→ WORK REQUIRED
Transcribe each line of the material as it is, and drop any picture.

# # # # #

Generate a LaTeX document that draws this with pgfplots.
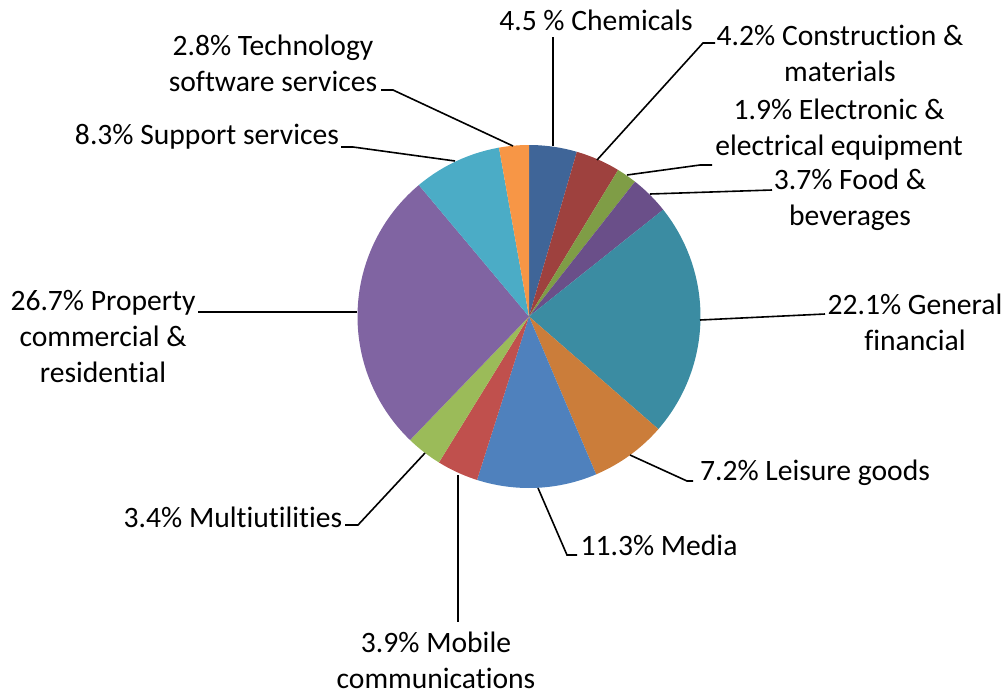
\documentclass[border=0pt]{standalone}
\usepackage{fontspec}
\setmainfont{Carlito}[Ligatures=NoCommon]
\usepackage{pgfplots}
\pgfplotsset{compat=1.18}
\definecolor{cChem}{HTML}{3F6598}
\definecolor{cCons}{HTML}{9E413E}
\definecolor{cElec}{HTML}{7F9D46}
\definecolor{cFood}{HTML}{6A4F89}
\definecolor{cGen}{HTML}{3B8CA2}
\definecolor{cLeis}{HTML}{CB7D3A}
\definecolor{cMedia}{HTML}{4F81BD}
\definecolor{cMob}{HTML}{C0504D}
\definecolor{cMulti}{HTML}{9BBB59}
\definecolor{cProp}{HTML}{8064A2}
\definecolor{cSupp}{HTML}{4BACC6}
\definecolor{cTech}{HTML}{F79646}
\tikzset{lbl/.style={font=\fontsize{14.8}{18}\selectfont, align=center, inner sep=0pt}}
\pgfplotsset{leader/.style={black, line width=0.8pt, mark=none, solid}}
% wedge: #1 cumulative start (%), #2 value (%), #3 colour
\newcommand\pieslice[3]{%
  \addplot[draw=none, fill=#3, mark=none, samples=80, domain={90-3.6*(#1+#2)}:{90-3.6*(#1)}]
    ({529+171.5*cos(x)},{376.5+171.5*sin(x)}) -- (axis cs:529,376.5) -- cycle;
}
\begin{document}
\begin{tikzpicture}
\useasboundingbox (0,0) rectangle (504pt,346.5pt);
\begin{axis}[
  scale only axis, width=504pt, height=346.5pt,
  xmin=0, xmax=1008, ymin=0, ymax=693,
  hide axis, clip=false,
]
% values: Chemicals 4.5, Construction 4.2, Electronic 1.9, Food 3.7,
% General financial 22.1, Leisure 7.2, Media 11.3, Mobile 3.9,
% Multiutilities 3.4, Property 26.7, Support 8.3, Technology 2.8
\pieslice{0}{4.5}{cChem}
\pieslice{4.5}{4.2}{cCons}
\pieslice{8.7}{1.9}{cElec}
\pieslice{10.6}{3.7}{cFood}
\pieslice{14.3}{22.1}{cGen}
\pieslice{36.4}{7.2}{cLeis}
\pieslice{43.6}{11.3}{cMedia}
\pieslice{54.9}{3.9}{cMob}
\pieslice{58.8}{3.4}{cMulti}
\pieslice{62.2}{26.7}{cProp}
\pieslice{88.9}{8.3}{cSupp}
\pieslice{97.2}{2.8}{cTech}
% leader lines
\addplot[leader] coordinates {(553,547) (553,656)};
\addplot[leader] coordinates {(597,533) (703,650) (715,650)};
\addplot[leader] coordinates {(627,518) (700,528) (712,528)};
\addplot[leader] coordinates {(650,499) (772,503)};
\addplot[leader] coordinates {(700,373) (825,379)};
\addplot[leader] coordinates {(630,238) (687,212) (693,212)};
\addplot[leader] coordinates {(538,205) (567,138) (577,138)};
\addplot[leader] coordinates {(458,218) (458,71)};
\addplot[leader] coordinates {(425,240) (358,168) (345,168)};
\addplot[leader] coordinates {(357,381) (198,381)};
\addplot[leader] coordinates {(455,532) (353,546) (341,546)};
\addplot[leader] coordinates {(513,547) (393,603) (381,603)};
% labels
\node[lbl] at (axis cs:596,673) {4.5 \% Chemicals};
\node[lbl] at (axis cs:840,640) {4.2\% Construction \&\\materials};
\node[lbl] at (axis cs:839,563) {1.9\% Electronic \&\\electrical equipment};
\node[lbl] at (axis cs:850,493) {3.7\% Food \&\\beverages};
\node[lbl] at (axis cs:915,371) {22.1\% General\\financial};
\node[lbl] at (axis cs:815,220) {7.2\% Leisure goods};
\node[lbl] at (axis cs:659,148) {11.3\% Media};
\node[lbl] at (axis cs:436,33) {3.9\% Mobile\\communications};
\node[lbl] at (axis cs:233,176) {3.4\% Multiutilities};
\node[lbl] at (axis cs:103,356) {26.7\% Property\\commercial \&\\residential};
\node[lbl] at (axis cs:207,556) {8.3\% Support services};
\node[lbl] at (axis cs:273,630) {2.8\% Technology\\software services};
\end{axis}
\end{tikzpicture}
\end{document}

# # # # #

→ TASK SOLUTION
Generate a LaTeX document that draws this with pgfplots.
\documentclass[border=0pt]{standalone}
\usepackage{fontspec}
\setmainfont{Carlito}[Ligatures=NoCommon]
\usepackage{pgfplots}
\pgfplotsset{compat=1.18}
\definecolor{cChem}{HTML}{3F6598}
\definecolor{cCons}{HTML}{9E413E}
\definecolor{cElec}{HTML}{7F9D46}
\definecolor{cFood}{HTML}{6A4F89}
\definecolor{cGen}{HTML}{3B8CA2}
\definecolor{cLeis}{HTML}{CB7D3A}
\definecolor{cMedia}{HTML}{4F81BD}
\definecolor{cMob}{HTML}{C0504D}
\definecolor{cMulti}{HTML}{9BBB59}
\definecolor{cProp}{HTML}{8064A2}
\definecolor{cSupp}{HTML}{4BACC6}
\definecolor{cTech}{HTML}{F79646}
\tikzset{lbl/.style={font=\fontsize{14.8}{18}\selectfont, align=center, inner sep=0pt}}
\pgfplotsset{leader/.style={black, line width=0.8pt, mark=none, solid}}
% wedge: #1 cumulative start (%), #2 value (%), #3 colour
\newcommand\pieslice[3]{%
  \addplot[draw=none, fill=#3, mark=none, samples=80, domain={90-3.6*(#1+#2)}:{90-3.6*(#1)}]
    ({529+171.5*cos(x)},{376.5+171.5*sin(x)}) -- (axis cs:529,376.5) -- cycle;
}
\begin{document}
\begin{tikzpicture}
\useasboundingbox (0,0) rectangle (504pt,346.5pt);
\begin{axis}[
  scale only axis, width=504pt, height=346.5pt,
  xmin=0, xmax=1008, ymin=0, ymax=693,
  hide axis, clip=false,
]
% values: Chemicals 4.5, Construction 4.2, Electronic 1.9, Food 3.7,
% General financial 22.1, Leisure 7.2, Media 11.3, Mobile 3.9,
% Multiutilities 3.4, Property 26.7, Support 8.3, Technology 2.8
\pieslice{0}{4.5}{cChem}
\pieslice{4.5}{4.2}{cCons}
\pieslice{8.7}{1.9}{cElec}
\pieslice{10.6}{3.7}{cFood}
\pieslice{14.3}{22.1}{cGen}
\pieslice{36.4}{7.2}{cLeis}
\pieslice{43.6}{11.3}{cMedia}
\pieslice{54.9}{3.9}{cMob}
\pieslice{58.8}{3.4}{cMulti}
\pieslice{62.2}{26.7}{cProp}
\pieslice{88.9}{8.3}{cSupp}
\pieslice{97.2}{2.8}{cTech}
% leader lines
\addplot[leader] coordinates {(553,547) (553,656)};
\addplot[leader] coordinates {(597,533) (703,650) (715,650)};
\addplot[leader] coordinates {(627,518) (700,528) (712,528)};
\addplot[leader] coordinates {(650,499) (772,503)};
\addplot[leader] coordinates {(700,373) (825,379)};
\addplot[leader] coordinates {(630,238) (687,212) (693,212)};
\addplot[leader] coordinates {(538,205) (567,138) (577,138)};
\addplot[leader] coordinates {(458,218) (458,71)};
\addplot[leader] coordinates {(425,240) (358,168) (345,168)};
\addplot[leader] coordinates {(357,381) (198,381)};
\addplot[leader] coordinates {(455,532) (353,546) (341,546)};
\addplot[leader] coordinates {(513,547) (393,603) (381,603)};
% labels
\node[lbl] at (axis cs:596,673) {4.5 \% Chemicals};
\node[lbl] at (axis cs:840,640) {4.2\% Construction \&\\materials};
\node[lbl] at (axis cs:839,563) {1.9\% Electronic \&\\electrical equipment};
\node[lbl] at (axis cs:850,493) {3.7\% Food \&\\beverages};
\node[lbl] at (axis cs:915,371) {22.1\% General\\financial};
\node[lbl] at (axis cs:815,220) {7.2\% Leisure goods};
\node[lbl] at (axis cs:659,148) {11.3\% Media};
\node[lbl] at (axis cs:436,33) {3.9\% Mobile\\communications};
\node[lbl] at (axis cs:233,176) {3.4\% Multiutilities};
\node[lbl] at (axis cs:103,356) {26.7\% Property\\commercial \&\\residential};
\node[lbl] at (axis cs:207,556) {8.3\% Support services};
\node[lbl] at (axis cs:273,630) {2.8\% Technology\\software services};
\end{axis}
\end{tikzpicture}
\end{document}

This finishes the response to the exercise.